The Staging Area
The staging area — also called the index — is one of Git's most distinctive and, for newcomers, most confusing features. It is an intermediate holding zone between your working directory (the files you're actually editing) and your commit history. Rather than committing directly whatever changes exist on disk, Git requires you to explicitly stage the changes you want included in the next commit, using git add. This decouples 'what you've edited' from 'what you're about to record,' giving you precise control over the shape of every commit even when your working directory contains a messy mix of unrelated changes.
Cricket analogy: Net practice, where you're actually trying things, is separate from the confirmed XI sheet you explicitly submit to the match referee before the toss — you don't automatically play whatever you practiced, you deliberately choose what makes the lineup.
Why a Staging Area Exists
Imagine you're mid-way through fixing a bug when you notice an unrelated typo in a comment elsewhere in the file. Without a staging area, you'd have to commit both changes together or manually separate them into different working copies. With the staging area, you can use git add -p (patch mode) to stage only the bug fix hunks, commit that as a focused, well-described change, and then separately stage and commit the typo fix. This is what enables the widely followed best practice of atomic commits — each commit represents one logical, reviewable unit of change, regardless of how messy your actual editing session was.

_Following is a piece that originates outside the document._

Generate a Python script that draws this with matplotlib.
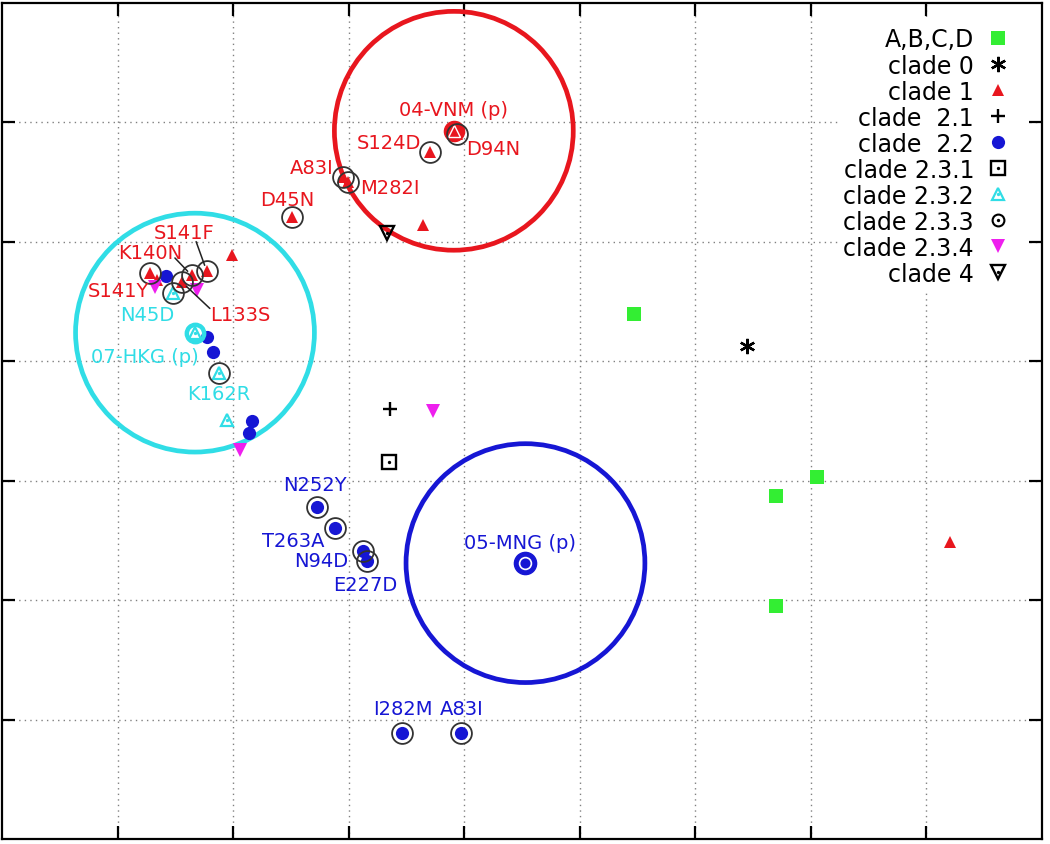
import matplotlib
matplotlib.use("Agg")
import matplotlib.pyplot as plt
from matplotlib.patches import Ellipse, Rectangle

# ------------------------------------------------------------------ data
abcd_x = [4.47, 6.05, 5.70, 5.70]
abcd_y = [3.40, 2.03, 1.87, 0.95]
clade0_x = [5.45]
clade0_y = [3.13]
clade1_x = [0.99, 2.64, 7.20, 0.34]
clade1_y = [3.89, 4.14, 1.49, 3.68]
clade21_x = [2.36]
clade21_y = [2.60]
clade22_x = [0.42, 0.77, 0.83, 1.16, 1.14]
clade22_y = [3.71, 3.20, 3.08, 2.50, 2.40]
clade231_x = [2.35]
clade231_y = [2.16]
clade232_x = [0.95]
clade232_y = [2.51]
clade233_x = []
clade233_y = []
clade234_x = [0.32, 0.69, 1.06, 2.73]
clade234_y = [3.62, 3.60, 2.26, 2.58]
clade4_x = [2.33]
clade4_y = [4.07]

# prototype strains (centre of the antigenic circles)
proto_names = ["04-VNM (p)", "07-HKG (p)", "05-MNG (p)"]
proto_x = [2.91, 0.67, 3.53]
proto_y = [4.93, 3.24, 1.31]
proto_label_x = [2.91, 0.24, 3.48]
proto_label_y = [5.12, 3.05, 1.49]
circle_radius = 1.0

# mutants (ringed points)
red_mut_names = ["A83I", "M282I", "D45N", "S124D", "D94N", "S141F", "K140N", "L133S", "S141Y"]
red_mut_x = [1.95, 1.99, 1.51, 2.70, 2.94, 0.77, 0.64, 0.56, 0.28]
red_mut_y = [4.54, 4.50, 4.21, 4.75, 4.90, 3.76, 3.72, 3.66, 3.74]
red_lab_x = [1.68, 2.36, 1.47, 2.35, 3.25, 0.58, 0.28, 1.06, 0.01]
red_lab_y = [4.63, 4.46, 4.36, 4.84, 4.79, 4.09, 3.92, 3.40, 3.60]

cyan_mut_names = ["N45D", "K162R"]
cyan_mut_x = [0.48, 0.88]
cyan_mut_y = [3.57, 2.90]
cyan_lab_x = [0.26, 0.88]
cyan_lab_y = [3.40, 2.74]

blue_mut_names = ["N252Y", "T263A", "N94D", "E227D", "I282M", "A83I"]
blue_mut_x = [1.73, 1.88, 2.12, 2.16, 2.46, 2.97]
blue_mut_y = [1.78, 1.60, 1.41, 1.33, -0.11, -0.11]
blue_lab_x = [1.71, 1.52, 1.76, 2.14, 2.47, 2.98]
blue_lab_y = [1.98, 1.51, 1.34, 1.14, 0.10, 0.10]

legend_labels = ["A,B,C,D", "clade 0", "clade 1", "clade  2.1", "clade  2.2",
                 "clade 2.3.1", "clade 2.3.2", "clade 2.3.3", "clade 2.3.4", "clade 4"]

# ------------------------------------------------------------------ style
RED = "#e8161e"
CYAN = "#30dde6"
BLUE = "#1616d4"
MAG = "#ee1fee"
GREEN = "#33ee33"
RING = "#333333"
PROTO_COLORS = [RED, CYAN, BLUE]


def dot(c):
    return dict(marker="o", ms=2.4, mfc=c, mec=c, mew=0)


STYLES = {
    "A,B,C,D": [dict(marker="s", ms=9.5, mfc=GREEN, mec=GREEN, mew=0)],
    "clade 0": [dict(marker=(6, 2, 0), ms=11, mec="black", mew=1.7)],
    "clade 1": [dict(marker="^", ms=9, mfc=RED, mec=RED, mew=0)],
    "clade  2.1": [dict(marker="+", ms=10, mec="black", mew=1.7)],
    "clade  2.2": [dict(marker="o", ms=9.5, mfc=BLUE, mec=BLUE, mew=0)],
    "clade 2.3.1": [dict(marker="s", ms=9.5, mfc="none", mec="black", mew=1.7), dot("black")],
    "clade 2.3.2": [dict(marker="^", ms=8.5, mfc="none", mec=CYAN, mew=1.6), dot(CYAN)],
    "clade 2.3.3": [dict(marker="o", ms=8.5, mfc="none", mec="black", mew=1.5), dot("black")],
    "clade 2.3.4": [dict(marker="v", ms=9.5, mfc=MAG, mec=MAG, mew=0)],
    "clade 4": [dict(marker="v", ms=9.5, mfc="none", mec="black", mew=1.7), dot("black")],
}

plt.rcParams["font.family"] = ["DejaVu Sans"]

W, H = 1050, 844
fig = plt.figure(figsize=(W / 100, H / 100), dpi=100)
ax_l, ax_t, ax_w, ax_h = 2, 3, 1040, 836
ax = fig.add_axes([ax_l / W, 1 - (ax_t + ax_h) / H, ax_w / W, ax_h / H])

XLIM = (-1, 8)
YLIM = (-1, 6)
ax.set_xlim(*XLIM)
ax.set_ylim(*YLIM)
ax.set_xticks(range(0, 8))
ax.set_yticks(range(0, 6))
ax.tick_params(which="both", direction="in", top=True, right=True,
               labelbottom=False, labelleft=False, length=9.5, width=1.6, color="black")
for s in ax.spines.values():
    s.set_linewidth(1.6)
ax.set_axisbelow(True)
ax.grid(True, linestyle=(0, (1, 3)), color="#808080", linewidth=1.0)


def draw(xs, ys, clade, z=3, transform=None):
    if len(xs) == 0:
        return
    for layer in STYLES[clade]:
        kw = dict(linestyle="none", zorder=z)
        if transform is not None:
            kw["transform"] = transform
            kw["clip_on"] = False
        ax.plot(xs, ys, **kw, **layer)


# antigenic circles
aspect = (ax_h / (YLIM[1] - YLIM[0])) / (ax_w / (XLIM[1] - XLIM[0]))
for px, py, c in zip(proto_x, proto_y, PROTO_COLORS):
    ax.add_patch(Ellipse((px, py), width=2 * circle_radius * aspect,
                         height=2 * circle_radius, fill=False, edgecolor=c,
                         linewidth=3.4, zorder=2))

# clade points
draw(abcd_x, abcd_y, "A,B,C,D")
draw(clade0_x, clade0_y, "clade 0")
draw(clade1_x, clade1_y, "clade 1")
draw(clade21_x, clade21_y, "clade  2.1")
draw(clade22_x, clade22_y, "clade  2.2")
draw(clade231_x, clade231_y, "clade 2.3.1")
draw(clade232_x, clade232_y, "clade 2.3.2")
draw(clade233_x, clade233_y, "clade 2.3.3")
draw(clade234_x, clade234_y, "clade 2.3.4")
draw(clade4_x, clade4_y, "clade 4")

# mutants
draw(red_mut_x, red_mut_y, "clade 1")
draw(cyan_mut_x, cyan_mut_y, "clade 2.3.2")
draw(blue_mut_x, blue_mut_y, "clade  2.2")

# prototypes
ax.plot(proto_x[0], proto_y[0], linestyle="none", marker="o", ms=14.5, mfc=RED, mec=RED, zorder=3)
ax.plot(proto_x[0], proto_y[0], linestyle="none", marker="^", ms=8.5, mfc=RED, mec="white", mew=1.0, zorder=3.1)
ax.plot(proto_x[1], proto_y[1], linestyle="none", marker="o", ms=12.5, mfc="none", mec=CYAN, mew=3.2, zorder=3)
draw([proto_x[1]], [proto_y[1]], "clade 2.3.2", z=3.1)
ax.plot(proto_x[2], proto_y[2], linestyle="none", marker="o", ms=16, mfc=BLUE, mec=BLUE, zorder=3)
ax.plot(proto_x[2], proto_y[2], linestyle="none", marker="o", ms=8.5, mfc="none", mec="white", mew=1.2, zorder=3.1)

# rings around mutants
for xs, ys in [(red_mut_x, red_mut_y), (cyan_mut_x, cyan_mut_y), (blue_mut_x, blue_mut_y)]:
    ax.plot(xs, ys, linestyle="none", marker="o", ms=15, mfc="none", mec=RING, mew=1.3, zorder=4)

# labels
LFS = 14
leader_relpos = {"S141F": (0.69, 0.05), "K140N": (0.89, 0.26), "L133S": (0.0, 0.87)}


def labels(names, px, py, lx, ly, colors):
    for n, x, y, tx, ty, color in zip(names, px, py, lx, ly, colors):
        if n in leader_relpos:
            ax.annotate(n, xy=(x, y), xytext=(tx, ty), color=color, fontsize=LFS,
                        ha="center", va="center_baseline", zorder=5,
                        arrowprops=dict(arrowstyle="-", color="#222222", lw=1.1,
                                        relpos=leader_relpos[n], patchA=None,
                                        shrinkA=0, shrinkB=4))
        else:
            ax.text(tx, ty, n, color=color, fontsize=LFS, ha="center",
                    va="center_baseline", zorder=5)


labels(red_mut_names, red_mut_x, red_mut_y, red_lab_x, red_lab_y, [RED] * len(red_mut_names))
labels(cyan_mut_names, cyan_mut_x, cyan_mut_y, cyan_lab_x, cyan_lab_y, [CYAN] * len(cyan_mut_names))
labels(blue_mut_names, blue_mut_x, blue_mut_y, blue_lab_x, blue_lab_y, [BLUE] * len(blue_mut_names))
labels(proto_names, proto_x, proto_y, proto_label_x, proto_label_y, PROTO_COLORS)

# legend (gnuplot-style: right-aligned text, marker to the right)
ax.add_patch(Rectangle(((840 - ax_l) / ax_w, 1 - (290 - ax_t) / ax_h),
                       (1028 - 840) / ax_w, (290 - 17) / ax_h,
                       transform=ax.transAxes, facecolor="white", edgecolor="none", zorder=1))
leg_x_marker = (998 - ax_l) / ax_w
leg_x_text = (974 - ax_l) / ax_w
leg_y0 = 1 - (38 - ax_t) / ax_h
leg_step = 26.0 / ax_h
for i, lab in enumerate(legend_labels):
    yy = leg_y0 - i * leg_step
    ax.text(leg_x_text, yy, lab, transform=ax.transAxes, ha="right",
            va="center_baseline", fontsize=17, color="black", zorder=7)
    draw([leg_x_marker], [yy], lab, z=7, transform=ax.transAxes)

fig.savefig("out.png", dpi=100)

Cricket analogy: A fielding coach notices both a batting-technique flaw and an unrelated shoelace issue in the same net session; rather than one vague note, they file a focused report on just the technique fix first, then separately note the shoelaces — each report is one clean issue.
# See what's staged vs. unstaged
git status
# Stage a specific file
git add src/payments/webhook_handler.py
# Stage only part of a file's changes, interactively
git add -p src/payments/webhook_handler.py
# Git shows each hunk and asks: Stage this hunk [y,n,q,a,d,s,e,?]?
# Stage everything that's changed (tracked files only)
git add -A
# Unstage a file without discarding its changes
git restore --staged src/payments/webhook_handler.py
# Commit only what's staged
git commit -m "Fix null pointer in webhook retry logic"How Staging Relates to the Three States
The staging area is the middle of Git's three-state model: modified (changed in the working directory, not yet staged), staged (marked to go into the next commit), and committed (safely stored in the object database). Technically, the index is a binary file (.git/index) that records, for every staged path, a reference to the blob it should point to in the next commit — meaning git add doesn't just 'flag' a file, it actually writes a new blob object into the database immediately, before any commit happens.
Cricket analogy: A player's status moves through three states — practiced-but-unrecorded, named on the team sheet, and officially registered with the match board; the team sheet itself is a real document that already lists the exact player-to-role assignment the moment they're named, before the match even starts.
A helpful mental model: the working directory is your desk covered in drafts, the staging area is an envelope you are packing to mail, and a commit is sealing and sending that envelope. You choose exactly what goes in the envelope regardless of what else is still sitting on the desk.
Common Staging Commands
git status is the primary way to see the current state of staged vs. unstaged changes. git diff shows unstaged changes (working directory vs. index); git diff --staged (or --cached) shows staged changes (index vs. last commit) — a distinction that trips up many beginners who expect a plain git diff to show everything. git restore --staged unstages a file without touching its working-directory content, while git restore alone discards unstaged working-directory changes entirely.
Cricket analogy: A team manager's status board shows 'on the training pitch but not named' and 'named but not yet played' categories; comparing training against the team sheet differs from comparing the sheet against last match's XI; un-naming a player doesn't stop them training, but resetting them discards their new training entirely.
git diff shows only unstaged changes by default. If you've already staged everything with git add -A and then run git diff expecting to see your changes, you'll see nothing — you need git diff --staged instead. This is a very common source of confusion.
- The staging area (index) sits between the working directory and commit history, letting you choose precisely what goes into the next commit.
- git add moves changes from 'modified' to 'staged'; git commit moves staged changes into permanent history.
- git add -p enables partial staging, splitting a single file's edits into multiple focused, atomic commits.
- git diff shows unstaged changes; git diff --staged (or --cached) shows staged changes — these are two different comparisons.
- git restore --staged unstages a file without discarding its edits; git restore alone discards working-directory changes.
- The index is a real file (.git/index) that already references new blob objects as soon as you stage, before any commit occurs.
Practice what you learned
1. What is the primary purpose of Git's staging area?
2. What is the difference between `git diff` and `git diff --staged`?
3. What does `git add -p` allow you to do?
4. How does `git restore --staged <file>` differ from `git restore <file>`?
5. What happens internally when you run `git add` on a modified file?